- Direction: The material below should be written out in full and exactly; pictures stay out of the copy.

- Supplied information:
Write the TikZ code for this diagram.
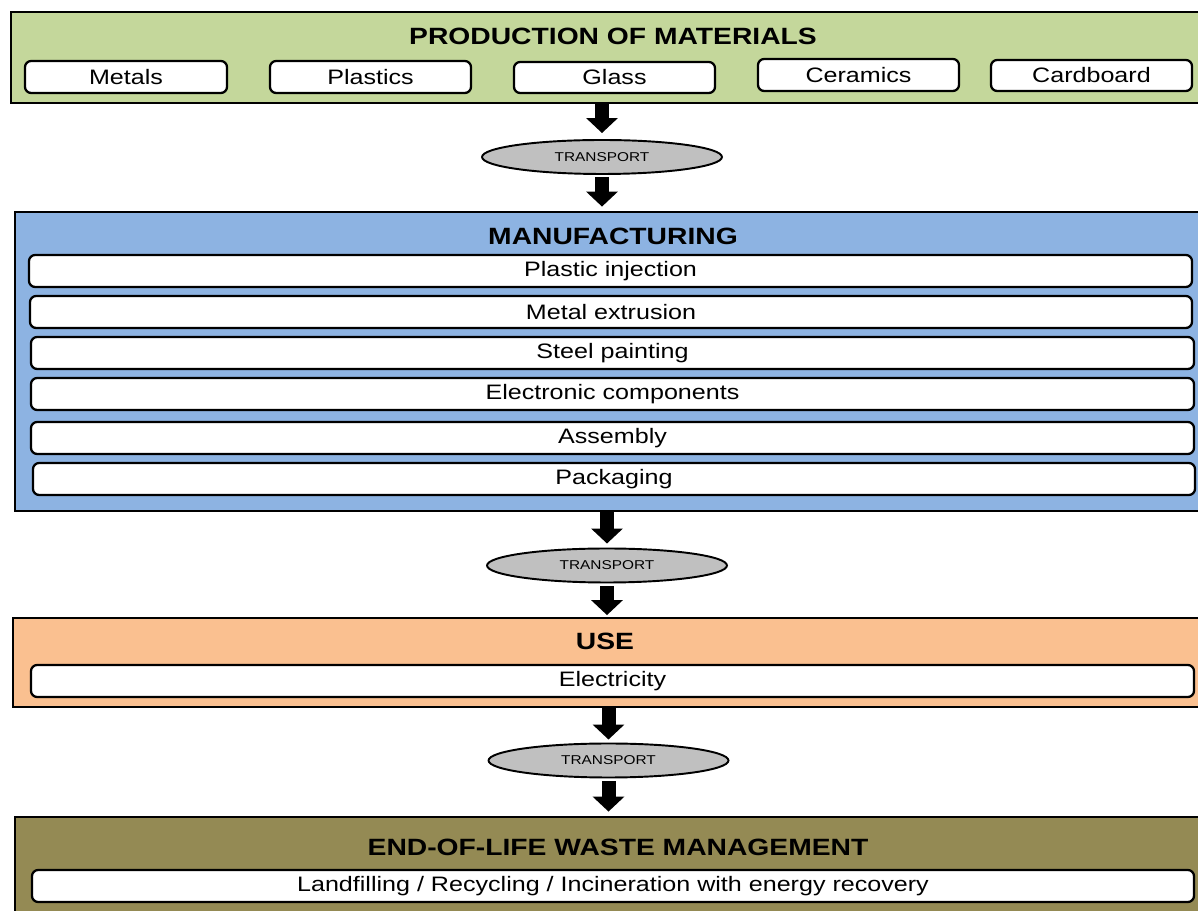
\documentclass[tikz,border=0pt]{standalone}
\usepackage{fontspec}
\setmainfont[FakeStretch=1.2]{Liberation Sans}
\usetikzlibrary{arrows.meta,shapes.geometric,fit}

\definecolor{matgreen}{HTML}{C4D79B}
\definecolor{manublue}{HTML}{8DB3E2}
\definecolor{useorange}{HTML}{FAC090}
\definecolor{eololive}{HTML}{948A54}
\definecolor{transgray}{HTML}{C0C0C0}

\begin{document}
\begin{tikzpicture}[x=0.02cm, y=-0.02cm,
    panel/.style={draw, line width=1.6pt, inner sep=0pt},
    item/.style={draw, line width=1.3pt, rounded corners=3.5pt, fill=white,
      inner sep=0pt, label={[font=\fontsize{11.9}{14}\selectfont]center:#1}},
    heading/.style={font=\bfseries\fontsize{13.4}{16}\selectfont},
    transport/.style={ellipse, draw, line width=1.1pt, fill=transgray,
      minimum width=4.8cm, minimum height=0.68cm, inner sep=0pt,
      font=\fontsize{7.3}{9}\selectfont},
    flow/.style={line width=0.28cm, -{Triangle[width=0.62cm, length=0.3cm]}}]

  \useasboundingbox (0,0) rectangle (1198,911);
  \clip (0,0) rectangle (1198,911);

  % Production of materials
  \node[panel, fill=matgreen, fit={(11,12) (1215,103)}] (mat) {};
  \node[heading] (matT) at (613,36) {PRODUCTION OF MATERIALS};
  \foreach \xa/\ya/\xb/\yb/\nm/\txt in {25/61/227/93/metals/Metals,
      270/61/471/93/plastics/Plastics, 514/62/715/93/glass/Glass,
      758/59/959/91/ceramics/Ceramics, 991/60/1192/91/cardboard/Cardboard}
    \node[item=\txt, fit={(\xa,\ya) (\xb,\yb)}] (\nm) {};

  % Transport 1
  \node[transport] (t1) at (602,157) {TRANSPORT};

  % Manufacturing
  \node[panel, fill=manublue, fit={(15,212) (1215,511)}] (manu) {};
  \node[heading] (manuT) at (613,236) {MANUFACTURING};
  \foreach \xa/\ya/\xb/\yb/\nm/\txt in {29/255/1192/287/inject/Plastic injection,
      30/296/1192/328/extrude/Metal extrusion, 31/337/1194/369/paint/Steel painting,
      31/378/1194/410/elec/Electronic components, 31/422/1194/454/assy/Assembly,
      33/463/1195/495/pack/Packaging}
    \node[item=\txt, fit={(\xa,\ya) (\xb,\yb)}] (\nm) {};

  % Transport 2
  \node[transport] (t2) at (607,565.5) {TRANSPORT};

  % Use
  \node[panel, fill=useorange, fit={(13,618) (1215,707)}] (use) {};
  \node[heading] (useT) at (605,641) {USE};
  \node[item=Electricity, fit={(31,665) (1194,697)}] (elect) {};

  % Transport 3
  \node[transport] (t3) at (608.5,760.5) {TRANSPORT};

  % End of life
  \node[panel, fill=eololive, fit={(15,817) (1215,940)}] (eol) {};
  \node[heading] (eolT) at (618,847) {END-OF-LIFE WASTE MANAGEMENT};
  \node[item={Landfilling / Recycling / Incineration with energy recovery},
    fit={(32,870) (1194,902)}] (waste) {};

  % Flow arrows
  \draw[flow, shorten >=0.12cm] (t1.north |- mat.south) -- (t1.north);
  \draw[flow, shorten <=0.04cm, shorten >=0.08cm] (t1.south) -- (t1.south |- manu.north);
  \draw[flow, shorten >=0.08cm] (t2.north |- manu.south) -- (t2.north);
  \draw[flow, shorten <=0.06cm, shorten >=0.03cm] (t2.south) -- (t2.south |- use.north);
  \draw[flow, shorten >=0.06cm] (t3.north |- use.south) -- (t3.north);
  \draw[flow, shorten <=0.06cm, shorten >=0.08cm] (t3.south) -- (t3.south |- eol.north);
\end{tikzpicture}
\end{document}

- Correct answer:
Write the TikZ code for this diagram.
\documentclass[tikz,border=0pt]{standalone}
\usepackage{fontspec}
\setmainfont[FakeStretch=1.2]{Liberation Sans}
\usetikzlibrary{arrows.meta,shapes.geometric,fit}

\definecolor{matgreen}{HTML}{C4D79B}
\definecolor{manublue}{HTML}{8DB3E2}
\definecolor{useorange}{HTML}{FAC090}
\definecolor{eololive}{HTML}{948A54}
\definecolor{transgray}{HTML}{C0C0C0}

\begin{document}
\begin{tikzpicture}[x=0.02cm, y=-0.02cm,
    panel/.style={draw, line width=1.6pt, inner sep=0pt},
    item/.style={draw, line width=1.3pt, rounded corners=3.5pt, fill=white,
      inner sep=0pt, label={[font=\fontsize{11.9}{14}\selectfont]center:#1}},
    heading/.style={font=\bfseries\fontsize{13.4}{16}\selectfont},
    transport/.style={ellipse, draw, line width=1.1pt, fill=transgray,
      minimum width=4.8cm, minimum height=0.68cm, inner sep=0pt,
      font=\fontsize{7.3}{9}\selectfont},
    flow/.style={line width=0.28cm, -{Triangle[width=0.62cm, length=0.3cm]}}]

  \useasboundingbox (0,0) rectangle (1198,911);
  \clip (0,0) rectangle (1198,911);

  % Production of materials
  \node[panel, fill=matgreen, fit={(11,12) (1215,103)}] (mat) {};
  \node[heading] (matT) at (613,36) {PRODUCTION OF MATERIALS};
  \foreach \xa/\ya/\xb/\yb/\nm/\txt in {25/61/227/93/metals/Metals,
      270/61/471/93/plastics/Plastics, 514/62/715/93/glass/Glass,
      758/59/959/91/ceramics/Ceramics, 991/60/1192/91/cardboard/Cardboard}
    \node[item=\txt, fit={(\xa,\ya) (\xb,\yb)}] (\nm) {};

  % Transport 1
  \node[transport] (t1) at (602,157) {TRANSPORT};

  % Manufacturing
  \node[panel, fill=manublue, fit={(15,212) (1215,511)}] (manu) {};
  \node[heading] (manuT) at (613,236) {MANUFACTURING};
  \foreach \xa/\ya/\xb/\yb/\nm/\txt in {29/255/1192/287/inject/Plastic injection,
      30/296/1192/328/extrude/Metal extrusion, 31/337/1194/369/paint/Steel painting,
      31/378/1194/410/elec/Electronic components, 31/422/1194/454/assy/Assembly,
      33/463/1195/495/pack/Packaging}
    \node[item=\txt, fit={(\xa,\ya) (\xb,\yb)}] (\nm) {};

  % Transport 2
  \node[transport] (t2) at (607,565.5) {TRANSPORT};

  % Use
  \node[panel, fill=useorange, fit={(13,618) (1215,707)}] (use) {};
  \node[heading] (useT) at (605,641) {USE};
  \node[item=Electricity, fit={(31,665) (1194,697)}] (elect) {};

  % Transport 3
  \node[transport] (t3) at (608.5,760.5) {TRANSPORT};

  % End of life
  \node[panel, fill=eololive, fit={(15,817) (1215,940)}] (eol) {};
  \node[heading] (eolT) at (618,847) {END-OF-LIFE WASTE MANAGEMENT};
  \node[item={Landfilling / Recycling / Incineration with energy recovery},
    fit={(32,870) (1194,902)}] (waste) {};

  % Flow arrows
  \draw[flow, shorten >=0.12cm] (t1.north |- mat.south) -- (t1.north);
  \draw[flow, shorten <=0.04cm, shorten >=0.08cm] (t1.south) -- (t1.south |- manu.north);
  \draw[flow, shorten >=0.08cm] (t2.north |- manu.south) -- (t2.north);
  \draw[flow, shorten <=0.06cm, shorten >=0.03cm] (t2.south) -- (t2.south |- use.north);
  \draw[flow, shorten >=0.06cm] (t3.north |- use.south) -- (t3.north);
  \draw[flow, shorten <=0.06cm, shorten >=0.08cm] (t3.south) -- (t3.south |- eol.north);
\end{tikzpicture}
\end{document}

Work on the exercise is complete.